The incentive effect of illiquidity is already visible in the state of the network today. Stake deposits are generally not withdrawable until a staking contract upgrade, making them highly illiquid. Accordingly, the network TVL is less than four months of protocol revenue, corresponding to a mean annual yield of over 230%.[^dash] By way of comparison, Filecoin liquid staking is available at a yield of just 12.75%, reflecting a much greater level of demand for a position that can be exited at will.[^depinscan] (Of course, this isn't the only factor limiting the demand for BZZ yield relative to FIL.)

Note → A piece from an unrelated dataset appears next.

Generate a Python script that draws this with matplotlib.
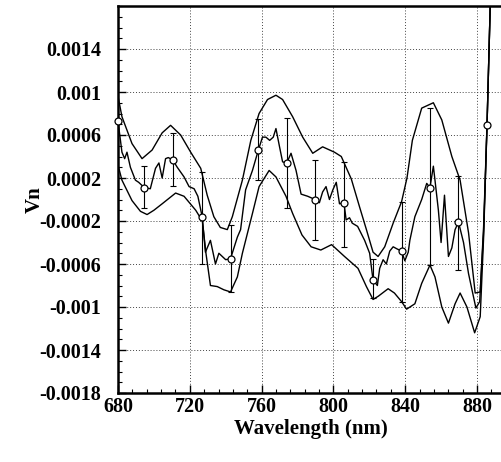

[^dash]: https://beta.dash.swarm.shtuka.io
[^depinscan]: https://depinscan.io/projects/filecoin
### Risk scenarios
For the sake of assessing the possible impact of a particular queue design on the value of stake positions, the system designer should consider typical risk scenarios associated with the factors that influence the wait time $T$.
For example:
* *Anchor-based queue.* If stake unlock depends on a random draw from a known distribution, the quantiles of $T$ can be computed directly and used as tail scenarios.
* *One out one in.* The wait time depends on the economic outlook of the Swarm Network. A key risk scenario is that the operator wants to exit stake position during a time of network stagnation or shrinkage. If the exit rate exceeds the onramp rate, $T$ may be infinite, making stake positions worthless.
## Extension: migration queues
As well as exits, i.e. complete stake withdrawals, we might wish to make some other stake position changes work on a queue basis:
* Partial stake drawdown
* Change of overlay address
* Reduction of AoR
* Increase of AoR, stake topup (less likely)
The motivation to introduce stake drawdown, change of address, or AoR reduction queues is the same as for an exit queue: each action causes a node to relinquish (or in the case of a drawdown, reduce) their responsibility to a certain address block, and for the sake of durability the system designer may wish to throttle them.
## Limitations of exit queues
Exit queues have effect only so long as node operators can be induced to use them. But operators can always just turn off nodes unannounced. The system designer should take care to make the latter choice as unattractive as possible, e.g. via slashing penalties for unscheduled exits. At the same time, the exit queue conditions cannot be so onerous that operators would rather simply stop the service and endure penalties.